Include a section for:

  • Technical skills: Networking, Linux, Windows, SIEM basics, cloud fundamentals, vulnerability scanning, ticketing tools, or scripting basics.
  • Certifications: List completed certifications and relevant training in progress if you are close to finishing.
  • Projects: Add three to five concise project descriptions with links if possible.
  • Remote work readiness: Mention distributed collaboration, documentation, independent task management, and secure home-office practices where appropriate.

Where to Find Entry-Level Work-From-Home Cybersecurity Jobs

Entry-level remote cybersecurity jobs are competitive, so broaden your search without losing focus. Search for titles such as SOC Analyst Tier 1, Junior Security Analyst, Information Security Analyst, GRC Analyst, IAM Analyst, Security Compliance Associate, Cybersecurity Support Specialist, and Vulnerability Management Associate.

Also consider stepping-stone roles. Remote IT support, help desk, technical support, cloud support, and system administration jobs can lead to cybersecurity faster than waiting for the perfect first security position. Many security professionals started by troubleshooting user problems, managing accounts, resetting passwords, or supporting business software. Those experiences teach you how systems behave in real organizations.

Use job boards, company career pages, professional networking platforms, cybersecurity communities, and local technology groups. When applying, tailor your resume to the role. If the posting emphasizes compliance, highlight documentation and policy projects. If it emphasizes alert triage, highlight log analysis and incident response labs.

Prepare for Interviews With Stories and Scenarios

Cybersecurity interviews often test your thinking process. You may be asked what you would do if a user clicked a phishing link, how you would investigate multiple failed logins, or how you would prioritize vulnerabilities. You do not always need the perfect answer, especially for junior roles, but you should explain your reasoning clearly.

Use a simple structure: identify the issue, gather evidence, contain the risk, escalate when needed, document the work, and recommend prevention. This approach shows maturity. It tells the interviewer that you understand cybersecurity is not just about tools; it is about protecting the organization through careful decisions.

Practice explaining your projects aloud. Be ready to discuss what you built, what went wrong, what you learned, and what you would improve. Curiosity and honesty are powerful. If you do not know an answer, say how you would find reliable information rather than pretending.
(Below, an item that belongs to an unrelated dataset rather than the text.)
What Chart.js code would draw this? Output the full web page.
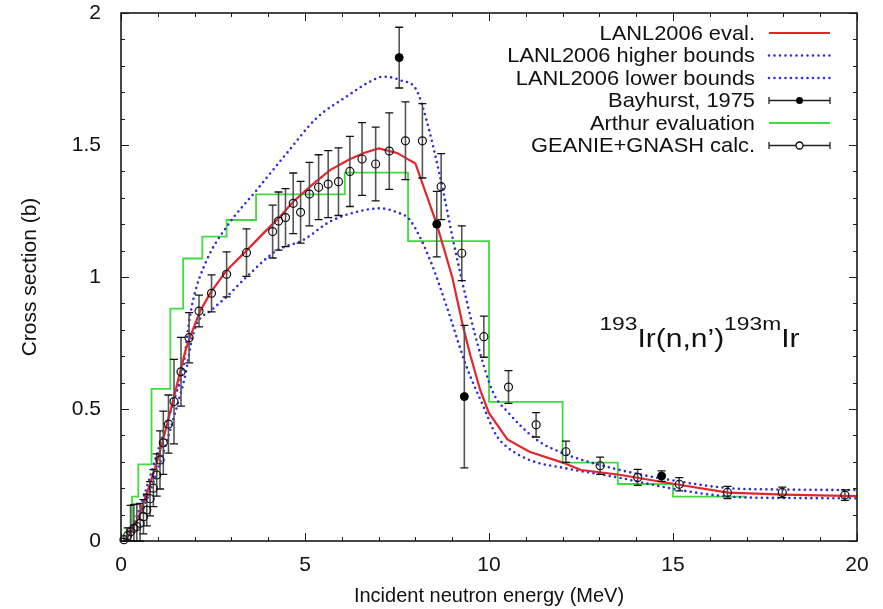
<!DOCTYPE html>
<html><head><meta charset="utf-8">
<script src="https://cdn.jsdelivr.net/npm/chart.js@4/dist/chart.umd.min.js"></script>
<style>html,body{margin:0;padding:0;background:#fff}#wrap{width:883px;height:609px}</style>
</head><body><div id="wrap"><canvas id="c" width="883" height="609"></canvas></div>
<script>
// ---- data ----
const lanlE  = [0.1,0.3,0.5,0.75,1.0,1.25,1.5,1.75,1.88,2.15,2.42,2.87,3.41,3.9,4.32,4.68,5.2,5.68,6.2,6.6,7.0,7.5,8.0,8.58,9.0,9.3,9.5,9.76,10.0,10.5,11.1,12.0,12.5,13.5,15.2,16.5,18.0,20.0];
const lanlXS = [0.0,0.04,0.1,0.2,0.31,0.44,0.58,0.72,0.774,0.87,0.938,1.025,1.10,1.17,1.228,1.285,1.35,1.405,1.445,1.47,1.487,1.47,1.43,1.2,1.0,0.81,0.7,0.572,0.484,0.385,0.338,0.297,0.269,0.252,0.212,0.183,0.176,0.17];

const upperE  = [0.1,0.5,1.0,1.5,1.69,1.83,1.96,2.33,2.87,3.69,4.5,5.3,6.2,6.7,7.13,7.6,8.03,8.3,8.67,9.12,9.66,10.12,10.5,11.3,12.02,13.38,15.19,16.55,18.0,20.0];
const upperXS = [0.0,0.12,0.34,0.56,0.654,0.81,0.913,1.064,1.19,1.33,1.468,1.6,1.69,1.735,1.759,1.745,1.708,1.595,1.38,1.077,0.761,0.56,0.49,0.383,0.332,0.275,0.225,0.2,0.195,0.193];

const lowerE  = [0.1,0.5,1.0,1.5,1.75,1.92,2.05,2.46,2.87,3.41,4.23,4.95,5.68,6.5,7.04,7.5,7.85,8.4,8.85,9.39,9.85,10.2,10.5,11.1,12.1,13.38,15.19,16.55,18.0,20.0];
const lowerXS = [0.0,0.09,0.27,0.5,0.63,0.76,0.82,0.875,0.925,1.0,1.1,1.14,1.21,1.25,1.26,1.245,1.216,1.064,0.888,0.66,0.509,0.4,0.355,0.307,0.275,0.244,0.193,0.168,0.163,0.162];

const bayE   = [7.56,8.58,9.33,14.69];
const bayXS  = [1.831,1.2,0.547,0.246];
const bayErr = [0.115,0.124,0.27,0.02];

const arthurE  = [0.0,0.15,0.3,0.47,0.83,1.34,1.69,2.21,2.87,3.67,6.08,7.8,10.0,12.0,13.5,15.0,17.0];
const arthurXS = [0.0,0.05,0.168,0.29,0.576,0.88,1.07,1.153,1.216,1.313,1.395,1.136,0.527,0.297,0.216,0.168,0.168];

const geanieE   = [0.08,0.18,0.26,0.35,0.43,0.52,0.61,0.70,0.79,0.88,0.97,1.06,1.15,1.29,1.44,1.63,1.85,2.12,2.46,2.87,3.41,4.12,4.28,4.47,4.68,4.88,5.12,5.37,5.63,5.91,6.22,6.55,6.92,7.29,7.73,8.19,8.7,9.26,9.86,10.53,11.28,12.09,13.02,14.04,15.17,16.48,17.97,19.67];
const geanieXS  = [0.005,0.02,0.035,0.048,0.055,0.067,0.092,0.117,0.16,0.2,0.25,0.307,0.372,0.443,0.528,0.641,0.77,0.871,0.938,1.01,1.092,1.172,1.212,1.225,1.279,1.245,1.314,1.34,1.352,1.361,1.40,1.447,1.428,1.477,1.516,1.516,1.342,1.09,0.774,0.583,0.44,0.338,0.285,0.241,0.215,0.184,0.184,0.174];
const geanieErr = [0.005,0.03,0.1,0.09,0.085,0.075,0.065,0.06,0.065,0.07,0.08,0.11,0.12,0.11,0.16,0.13,0.095,0.06,0.07,0.085,0.09,0.1,0.11,0.11,0.115,0.117,0.12,0.123,0.127,0.128,0.133,0.138,0.14,0.145,0.147,0.141,0.125,0.104,0.078,0.062,0.046,0.04,0.033,0.03,0.025,0.023,0.02,0.02];

const xTickLabels = ['0','5','10','15','20'];
const yTickLabels = ['0','0.5','1','1.5','2'];
const seriesNames = ['LANL2006 eval.','LANL2006 higher bounds','LANL2006 lower bounds','Bayhurst, 1975','Arthur evaluation','GEANIE+GNASH calc.'];
const reactionLabel = [['193','sup'],['Ir(n,n\u2019)','main'],['193m','sup'],['Ir','main']];

// ---- helpers ----
const pts = (xs, ys) => xs.map((v, i) => ({x: v, y: ys[i]}));
const FONT = '"Liberation Sans", Arial, Helvetica, sans-serif';
const RED = '#e4262b', BLUE = '#2e2ed6', GREEN = '#3fdc3f', BAR = '#555';

const errorBars = {
  id: 'errorBars',
  beforeDatasetDraw(chart, args) {
    const ds = chart.data.datasets[args.index];
    if (!ds.errors) return;
    const {ctx} = chart, x = chart.scales.x, y = chart.scales.y;
    ctx.save();
    ds.data.forEach((p, i) => {
      const e = ds.errors[i];
      const px = x.getPixelForValue(p.x);
      const y1 = y.getPixelForValue(p.y + e), y0 = y.getPixelForValue(Math.max(0, p.y - e));
      ctx.strokeStyle = BAR; ctx.lineWidth = 1.6;
      ctx.beginPath(); ctx.moveTo(px, y0); ctx.lineTo(px, y1); ctx.stroke();
      ctx.strokeStyle = '#111'; ctx.lineWidth = 1.3;
      ctx.beginPath();
      ctx.moveTo(px - 4, y0); ctx.lineTo(px + 4, y0);
      ctx.moveTo(px - 4, y1); ctx.lineTo(px + 4, y1);
      ctx.stroke();
    });
    ctx.restore();
  }
};

const frame = {
  id: 'frame',
  afterDatasetsDraw(chart) {
    const {ctx, chartArea: a} = chart, x = chart.scales.x, y = chart.scales.y;
    ctx.save();
    ctx.strokeStyle = '#1a1a1a';
    ctx.lineWidth = 1;
    ctx.beginPath();
    for (let v = 0; v <= 20; v++) {
      const px = Math.round(x.getPixelForValue(v)) + 0.5, L = v % 5 === 0 ? 8 : 4;
      ctx.moveTo(px, a.bottom); ctx.lineTo(px, a.bottom - L);
      ctx.moveTo(px, a.top); ctx.lineTo(px, a.top + L);
    }
    for (let i = 0; i <= 20; i++) {
      const py = Math.round(y.getPixelForValue(i / 10)) + 0.5, L = i % 5 === 0 ? 8 : 4;
      ctx.moveTo(a.left, py); ctx.lineTo(a.left + L, py);
      ctx.moveTo(a.right, py); ctx.lineTo(a.right - L, py);
    }
    ctx.stroke();
    ctx.lineWidth = 1.6;
    ctx.strokeRect(a.left, a.top, a.right - a.left, a.bottom - a.top);
    ctx.restore();
  }
};

const legendAndLabel = {
  id: 'legendAndLabel',
  afterDraw(chart) {
    const {ctx, chartArea: a} = chart, x = chart.scales.x, y = chart.scales.y;
    ctx.save();
    // legend
    const textRight = a.right - 102, s0 = a.right - 88, s1 = a.right - 27, sc = (s0 + s1) / 2;
    ctx.font = '21px ' + FONT;
    ctx.textAlign = 'right'; ctx.textBaseline = 'middle';
    chart.data.datasets.forEach((ds, i) => {
      const ry = a.top + 20 + i * 22.5;
      ctx.fillStyle = '#111';
      ctx.save();
      ctx.translate(textRight, ry); ctx.scale(1.04, 1);
      ctx.fillText(ds.label, 0, 1);
      ctx.restore();
      ctx.save();
      if (ds.errors) {
        ctx.strokeStyle = '#222'; ctx.lineWidth = 1.3;
        ctx.beginPath();
        ctx.moveTo(s0, ry); ctx.lineTo(s1, ry);
        ctx.moveTo(s0, ry - 3.5); ctx.lineTo(s0, ry + 3.5);
        ctx.moveTo(s1, ry - 3.5); ctx.lineTo(s1, ry + 3.5);
        ctx.stroke();
        ctx.beginPath(); ctx.arc(sc, ry, 3.5, 0, Math.PI * 2);
        if (ds.pointStyleFill) { ctx.fillStyle = '#000'; ctx.fill(); }
        else { ctx.fillStyle = '#fff'; ctx.fill(); ctx.strokeStyle = '#000'; ctx.stroke(); }
      } else {
        ctx.strokeStyle = ds.borderColor; ctx.lineWidth = ds.borderWidth;
        ctx.lineCap = ds.borderCapStyle || 'butt';
        ctx.setLineDash(ds.borderDash || []);
        ctx.beginPath(); ctx.moveTo(s0, ry); ctx.lineTo(s1, ry); ctx.stroke();
      }
      ctx.restore();
    });
    // reaction label, anchored in data coordinates
    let px = x.getPixelForValue(13.0);
    const base = y.getPixelForValue(0.735);
    ctx.textAlign = 'left'; ctx.textBaseline = 'alphabetic'; ctx.fillStyle = '#111';
    const sx = 1.2;
    reactionLabel.forEach(([t, kind]) => {
      ctx.font = (kind === 'sup' ? '19px ' : '25px ') + FONT;
      const w = ctx.measureText(t).width * sx;
      ctx.save();
      ctx.translate(px, kind === 'sup' ? base - 17 : base);
      ctx.scale(sx, 1);
      ctx.fillText(t, 0, 0);
      ctx.restore();
      px += w;
    });
    ctx.restore();
  }
};

new Chart(document.getElementById('c'), {
  type: 'scatter',
  data: {
    datasets: [
      {label: seriesNames[0], data: pts(lanlE, lanlXS), showLine: true, borderColor: RED, borderWidth: 2.2, pointRadius: 0, tension: 0, order: 3},
      {label: seriesNames[1], data: pts(upperE, upperXS), showLine: true, borderColor: BLUE, borderWidth: 2.6, borderDash: [0, 5.5], borderCapStyle: 'round', pointRadius: 0, cubicInterpolationMode: 'monotone', order: 4},
      {label: seriesNames[2], data: pts(lowerE, lowerXS), showLine: true, borderColor: BLUE, borderWidth: 2.6, borderDash: [0, 5.5], borderCapStyle: 'round', pointRadius: 0, cubicInterpolationMode: 'monotone', order: 4},
      {label: seriesNames[3], data: pts(bayE, bayXS), errors: bayErr, showLine: false, pointStyleFill: true, pointRadius: 4, pointBackgroundColor: '#000', pointBorderColor: '#000', pointBorderWidth: 1, order: 1, clip: 8},
      {label: seriesNames[4], data: pts(arthurE, arthurXS), showLine: true, stepped: 'before', borderColor: GREEN, borderWidth: 1.8, pointRadius: 0, order: 5},
      {label: seriesNames[5], data: pts(geanieE, geanieXS), errors: geanieErr, showLine: false, pointRadius: 4, pointBackgroundColor: 'rgba(255,255,255,0)', pointBorderColor: '#111', pointBorderWidth: 1.2, order: 2, clip: 8}
    ]
  },
  options: {
    responsive: false, animation: false, devicePixelRatio: 1,
    layout: {padding: {top: 13, right: 26, left: 0, bottom: 0}},
    plugins: {legend: {display: false}, tooltip: {enabled: false}},
    scales: {
      x: {
        type: 'linear', min: 0, max: 20,
        afterFit(s) { s.height = 68; s.paddingLeft = 0; s.paddingRight = 0; },
        afterBuildTicks(s) { s.ticks = xTickLabels.map(t => ({value: Number(t)})); },
        ticks: {font: {size: 21, family: FONT}, color: '#111', padding: 4, maxRotation: 0,
                callback: (v) => xTickLabels[xTickLabels.map(Number).indexOf(v)]},
        grid: {display: false}, border: {display: false},
        title: {display: true, text: 'Incident neutron energy (MeV)', font: {size: 20, family: FONT}, color: '#111', padding: {top: 0, bottom: 1}}
      },
      y: {
        type: 'linear', min: 0, max: 2,
        afterFit(s) { s.width = 121; s.paddingTop = 0; s.paddingBottom = 0; },
        afterBuildTicks(s) { s.ticks = yTickLabels.map(t => ({value: Number(t)})); },
        ticks: {font: {size: 21, family: FONT}, color: '#111', padding: 12,
                callback: (v) => yTickLabels[yTickLabels.map(Number).indexOf(v)]},
        grid: {display: false}, border: {display: false},
        title: {display: true, text: 'Cross section (b)', font: {size: 21, family: FONT}, color: '#111', padding: {top: 18, bottom: 0}}
      }
    }
  },
  plugins: [errorBars, frame, legendAndLabel]
});
</script>
</body></html>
A Realistic 90-Day Starter Plan

If you want a simple path, use the next three months to build momentum:

  1. Days 1 to 30: Study networking, security fundamentals, and basic Linux. Set up a study schedule and begin a beginner certification course.
  2. Days 31 to 60: Build two hands-on projects, such as a log analysis report and a phishing investigation. Start documenting everything professionally.
  3. Days 61 to 90: Finish your certification or training milestone, polish your resume, create a portfolio page, and apply to remote or hybrid entry-level roles daily.
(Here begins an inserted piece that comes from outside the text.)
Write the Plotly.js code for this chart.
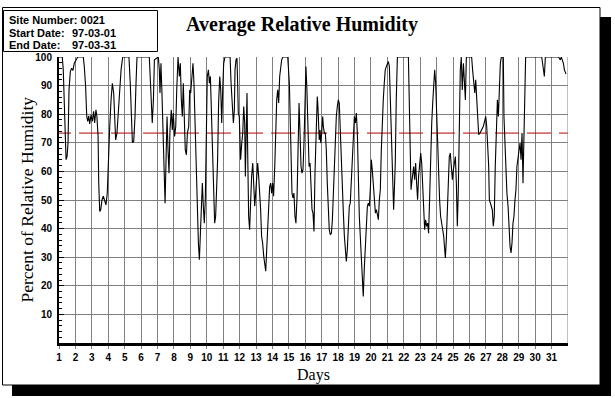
<!DOCTYPE html>
<html>
<head>
<meta charset="utf-8">
<script src="https://cdn.plot.ly/plotly-3.0.1.min.js"></script>
<style>html,body{margin:0;padding:0;background:#fff;}#chart{width:615px;height:398px;}</style>
</head>
<body>
<div id="chart"></div>
<script>
// ---- chart data ----
const chartTitle = 'Average Relative Humidity';
const xTitle = 'Days';
const yTitle = 'Percent of Relative Humidity';
const siteNumber = '0021';
const startDate = '97-03-01';
const endDate = '97-03-31';
const meanRH = 73.4;

const dayTicks = [1,2,3,4,5,6,7,8,9,10,11,12,13,14,15,16,17,18,19,20,21,22,23,24,25,26,27,28,29,30,31];
const dayLabels = ['1','2','3','4','5','6','7','8','9','10','11','12','13','14','15','16','17','18','19','20','21','22','23','24','25','26','27','28','29','30','31'];
const yTicks = [10,20,30,40,50,60,70,80,90,100];
const yLabels = ['10','20','30','40','50','60','70','80','90','100'];

const days = [
1.00,1.20,1.26,1.33,1.39,1.43,1.49,1.55,1.61,1.69,1.77,1.85,1.93,2.04,2.14,2.48,2.54,2.62,2.69,2.75,
2.81,2.87,2.95,3.03,3.11,3.17,3.25,3.31,3.38,3.42,3.48,3.54,3.62,3.70,3.78,3.86,3.94,4.00,4.09,4.17,
4.25,4.33,4.39,4.45,4.53,4.61,4.70,4.78,4.88,5.26,5.34,5.41,5.47,5.55,5.63,5.69,5.75,
6.50,6.58,6.68,6.75,6.81,7.05,7.11,7.15,7.21,7.27,7.33,7.40,7.46,7.52,7.58,7.64,7.70,7.76,7.84,7.90,
7.96,8.04,8.11,8.17,8.25,8.33,8.39,8.45,8.51,8.57,8.63,8.69,8.76,8.82,8.90,8.96,9.02,9.10,9.16,9.22,
9.30,9.36,9.43,9.49,9.55,9.61,9.67,9.73,9.79,9.85,9.91,9.97,10.03,10.10,10.16,10.22,10.28,10.34,10.40,10.48,
10.54,10.60,10.66,10.72,10.79,10.85,10.91,10.97,11.03,11.11,
11.42,11.48,11.56,11.62,11.68,11.72,11.78,11.84,11.88,11.92,11.98,12.02,12.06,12.13,12.19,12.25,12.31,12.35,12.39,12.45,
12.49,12.55,12.61,12.67,12.73,12.80,12.86,12.92,12.98,13.04,13.10,13.16,13.22,13.28,13.34,13.40,13.47,13.53,13.59,13.65,
13.71,13.77,13.83,13.89,13.95,14.01,14.07,14.14,14.20,14.26,14.32,14.38,14.44,14.50,14.56,14.64,14.93,15.03,15.09,15.13,
15.19,15.25,15.31,15.37,15.43,15.50,15.56,15.62,15.68,15.74,15.80,15.86,15.92,15.98,16.04,16.10,16.17,16.23,
16.29,16.35,16.41,16.47,16.53,16.59,16.65,16.69,16.73,16.77,16.81,16.85,16.90,16.94,17.00,17.06,17.10,17.16,17.22,17.28,
17.34,17.40,17.46,17.52,17.59,17.65,17.71,17.77,17.83,17.89,17.95,18.01,18.07,18.13,18.19,18.26,18.32,18.38,18.44,18.50,
18.56,18.62,18.68,18.74,18.80,18.86,18.93,18.99,19.05,19.11,19.17,19.23,19.29,19.35,19.41,19.47,19.53,19.60,19.66,19.72,
19.78,19.84,19.90,19.96,20.02,20.08,20.14,20.20,20.27,20.33,20.39,20.45,20.51,20.57,20.63,20.69,20.75,20.81,20.87,20.94,
21.00,21.06,21.12,21.18,21.24,21.28,21.34,21.38,21.44,21.48,21.54,21.61,
22.28,22.32,22.38,22.44,22.48,22.54,22.60,22.66,22.72,22.78,22.84,22.90,22.97,23.03,23.09,23.15,23.21,23.27,23.33,23.39,
23.45,23.51,23.57,23.64,23.70,23.76,23.82,23.88,23.94,24.00,24.06,24.12,24.18,24.24,24.31,24.37,24.43,24.49,24.53,24.59,
24.65,24.71,24.77,24.83,24.89,24.96,25.02,25.08,25.14,25.20,25.26,25.32,25.38,25.44,25.50,25.56,25.63,25.69,25.75,25.81,
26.13,26.19,26.25,26.32,26.38,26.44,26.50,26.56,
26.64,26.74,26.84,26.92,26.99,27.05,27.11,27.17,27.21,27.27,27.33,27.39,27.45,27.51,27.57,27.64,27.70,27.76,27.82,27.88,
27.94,28.06,28.10,28.16,28.22,28.28,28.35,28.41,28.47,28.53,28.59,28.65,28.71,28.77,28.83,28.89,28.95,29.02,29.08,29.14,
29.20,29.26,29.30,29.36,29.42,30.40,30.46,30.52,30.56,30.62,31.41,31.47,31.53,31.59,31.65,31.72,31.78,31.84,31.88
];

const humidity = [
100,100,95.5,79.2,67.5,64.1,65.2,69.9,88.5,94.9,96.1,95.3,97.8,99.2,100,100,96.7,89.7,79.2,77.5,
79.4,76.6,79.8,77.5,81.0,76.9,81.5,79.2,72.2,55.9,46.0,46.6,50.1,51.3,49.2,48.3,52.4,65.2,75.7,85.0,
90.8,87.4,78.0,71.0,73.4,81.5,88.5,95.5,100,100,90.8,76.9,70.1,70.5,79.2,90.8,100,
100,90.8,76.9,85.0,99.0,100,95.5,87.4,97.8,87.4,73.4,55.9,48.9,64.1,79.2,67.5,59.4,74.5,81.5,74.5,
80.4,72.2,75.7,88.5,100,93.2,97.8,85.0,79.2,90.8,78.0,67.5,65.8,73.4,75.7,88.5,87.4,94.3,97.8,90.8,
73.4,58.2,47.8,34.9,29.1,37.3,51.3,55.9,47.8,41.9,50.1,73.4,93.2,95.5,90.8,93.2,79.2,64.1,50.1,41.9,
44.3,52.4,64.1,83.9,93.2,88.5,76.9,88.5,97.8,100,
100,90.8,83.9,76.9,81.5,95.5,99.0,99.6,90.8,80.4,79.2,67.5,64.1,69.9,73.4,82.7,76.9,58.2,79.2,87.4,
67.5,44.3,39.6,50.1,58.2,62.9,52.4,47.8,52.4,59.4,62.9,58.2,53.6,46.6,37.3,35.0,30.3,26.8,25.1,32.6,
39.6,47.8,54.7,55.9,52.4,55.9,51.3,61.7,79.2,85.0,88.5,83.9,93.2,97.8,99.0,100,100,90.8,79.2,67.5,
52.4,50.7,52.4,44.3,41.9,51.3,64.1,83.9,73.4,61.7,59.4,60.6,69.9,85.0,96.7,88.5,73.4,61.7,
62.9,50.1,46.6,45.4,39.0,59.4,73.4,79.2,86.2,82.7,75.7,71.0,74.5,69.9,73.4,79.2,75.7,73.4,73.4,67.5,
55.9,45.4,39.6,37.9,38.4,43.1,53.6,62.9,73.4,79.2,82.7,85.0,83.9,73.4,61.7,55.9,45.4,37.3,32.6,28.5,
32.6,39.6,47.8,48.9,55.9,61.7,73.4,79.2,76.9,80.4,73.4,55.9,44.3,37.3,29.1,23.3,16.3,26.8,35.0,41.9,
47.8,48.9,47.8,53.6,64.1,60.6,55.9,47.8,45.4,46.6,44.3,43.1,50.1,53.6,67.5,79.2,85.0,90.8,95.5,96.7,
97.8,98.4,96.7,85.0,73.4,59.4,52.4,46.6,55.9,62.9,85.0,100,
100,83.9,73.4,53.6,55.9,58.2,61.7,57.1,62.9,55.9,50.1,58.2,64.1,66.4,62.9,53.6,41.9,39.6,43.1,40.8,
41.9,38.4,50.1,67.5,76.9,83.9,90.8,95.5,90.8,79.2,73.4,61.7,50.1,44.3,40.8,39.6,37.3,32.6,29.7,36.1,
46.6,55.9,65.2,66.4,60.6,57.1,60.6,62.9,65.2,55.9,40.8,53.6,79.2,95.5,100,88.5,97.8,90.8,85.0,100,
100,95.5,90.8,87.4,92.0,85.0,76.9,72.8,
73.4,74.5,75.7,77.5,79.2,75.7,69.9,61.7,50.1,48.9,47.8,46.6,40.8,44.3,61.7,73.4,85.0,79.2,90.8,97.8,
100,100,79.2,67.5,59.4,52.4,47.8,39.6,33.8,31.5,35.0,41.9,44.3,50.1,53.6,61.7,65.2,67.5,69.9,64.1,
73.4,55.9,67.5,90.8,100,100,97.8,95.5,93.2,100,100,99.6,99.0,100,99.0,97.8,95.5,94.3,94.0
];

// ---- layout helpers (pixel -> paper coordinates) ----
const W = 615, H = 398;
const M = {l: 59, r: 47, t: 57, b: 55};
const PW = W - M.l - M.r, PH = H - M.t - M.b;
const px = p => (p - M.l) / PW;
const py = p => (H - M.b - p) / PH;

const tickFont = {family: '"Liberation Sans Narrow", "Liberation Sans", Arial, sans-serif', size: 10, color: '#000', weight: 700};
const boxFont = {family: '"Liberation Sans", Arial, sans-serif', size: 11, color: '#000', weight: 700};
const serif = '"Liberation Serif", "Times New Roman", serif';

const traces = [
  {
    x: [dayTicks[0] - 0.73, dayTicks[dayTicks.length - 1] + 1],
    y: [meanRH, meanRH],
    type: 'scatter', mode: 'lines',
    line: {color: '#b80000', width: 1, dash: '24px,8px'},
    hoverinfo: 'skip'
  },
  {
    x: days, y: humidity,
    type: 'scatter', mode: 'lines',
    line: {color: '#000', width: 1.1},
    hoverinfo: 'skip'
  }
];

const layout = {
  width: W, height: H,
  margin: {l: M.l, r: M.r, t: M.t, b: M.b, pad: 0},
  paper_bgcolor: '#fff', plot_bgcolor: '#fff',
  showlegend: false,
  title: {
    text: chartTitle,
    font: {family: serif, size: 20, color: '#000', weight: 700},
    xref: 'container', yref: 'container',
    x: 302 / W, y: 1 - 24 / H, xanchor: 'center', yanchor: 'middle'
  },
  xaxis: {
    range: [dayTicks[0], dayTicks[dayTicks.length - 1] + 1],
    tickmode: 'array', tickvals: dayTicks, ticktext: dayLabels,
    showgrid: true, gridcolor: '#808080', gridwidth: 1,
    zeroline: false,
    showline: true, linecolor: '#000', linewidth: 3,
    ticks: 'outside', ticklen: 3, tickcolor: '#808080',
    tickfont: tickFont,
    ticklabelstandoff: 0,
    title: {text: xTitle, font: {family: serif, size: 16, color: '#000'}, standoff: 7},
    fixedrange: true
  },
  yaxis: {
    range: [0, 100],
    tickmode: 'array', tickvals: yTicks, ticktext: yLabels,
    showgrid: true, gridcolor: '#808080', gridwidth: 1,
    zeroline: false,
    showline: true, linecolor: '#000', linewidth: 2,
    ticks: 'inside', ticklen: 5, tickcolor: '#000',
    minor: {ticks: 'inside', dtick: 2, tick0: 0, ticklen: 3, tickcolor: '#000', showgrid: false},
    tickfont: tickFont,
    ticklabelstandoff: 3,
    fixedrange: true
  },
  shapes: [
    // drop shadow
    {type: 'rect', xref: 'paper', yref: 'paper', x0: px(600), x1: px(611), y0: py(396), y1: py(17),
     fillcolor: '#000', line: {width: 0}},
    {type: 'rect', xref: 'paper', yref: 'paper', x0: px(12), x1: px(611), y0: py(396), y1: py(385),
     fillcolor: '#000', line: {width: 0}},
    // outer frame
    {type: 'rect', xref: 'paper', yref: 'paper', x0: px(2.5), x1: px(600), y0: py(385), y1: py(7.5),
     line: {color: '#000', width: 1}},
    // info box
    {type: 'rect', xref: 'paper', yref: 'paper', x0: px(3.5), x1: px(157.5), y0: py(51.5), y1: py(10.5),
     line: {color: '#000', width: 1}},
    // right border of plot
    {type: 'line', xref: 'x', yref: 'y', x0: dayTicks[dayTicks.length - 1] + 1, x1: dayTicks[dayTicks.length - 1] + 1,
     y0: 0, y1: 100, line: {color: '#808080', width: 1}}
  ],
  annotations: [
    // y axis title
    {xref: 'paper', yref: 'paper', x: px(26.5), y: py(200), xanchor: 'center', yanchor: 'middle',
     textangle: -90, text: yTitle, showarrow: false,
     font: {family: serif, size: 17.5, color: '#000'}},
    {xref: 'paper', yref: 'paper', x: px(7), y: py(20), xanchor: 'left', yanchor: 'middle',
     text: 'Site Number: ' + siteNumber, showarrow: false, font: boxFont},
    {xref: 'paper', yref: 'paper', x: px(7), y: py(32.5), xanchor: 'left', yanchor: 'middle',
     text: 'Start Date:', showarrow: false, font: boxFont},
    {xref: 'paper', yref: 'paper', x: px(70), y: py(32.5), xanchor: 'left', yanchor: 'middle',
     text: startDate, showarrow: false, font: boxFont},
    {xref: 'paper', yref: 'paper', x: px(7), y: py(45), xanchor: 'left', yanchor: 'middle',
     text: 'End Date:', showarrow: false, font: boxFont},
    {xref: 'paper', yref: 'paper', x: px(70), y: py(45), xanchor: 'left', yanchor: 'middle',
     text: endDate, showarrow: false, font: boxFont}
  ]
};

Plotly.newPlot('chart', traces, layout, {staticPlot: true, displayModeBar: false});
</script>
</body>
</html>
During this period, spend time in cybersecurity communities, but do not compare your beginning to someone else’s fifth year. The field is full of complex topics, and nobody knows everything. Progress comes from consistent practice.

Final Thoughts

Starting a work-from-home career in cybersecurity is not about becoming an overnight expert. It is about building trust, skill, and proof one step at a time. Learn the foundations, practice in a lab, document your work, earn targeted credentials, and apply for roles that match your current level while leaving room to grow.

The most successful beginners are not always the ones with the most advanced technical background. They are often the people who stay curious, communicate clearly, act ethically, and keep improving. If you can combine technical learning with professional remote-work habits, cybersecurity can become not only a flexible career, but a meaningful one—because every alert investigated, policy improved, or employee trained helps make the digital world a little safer.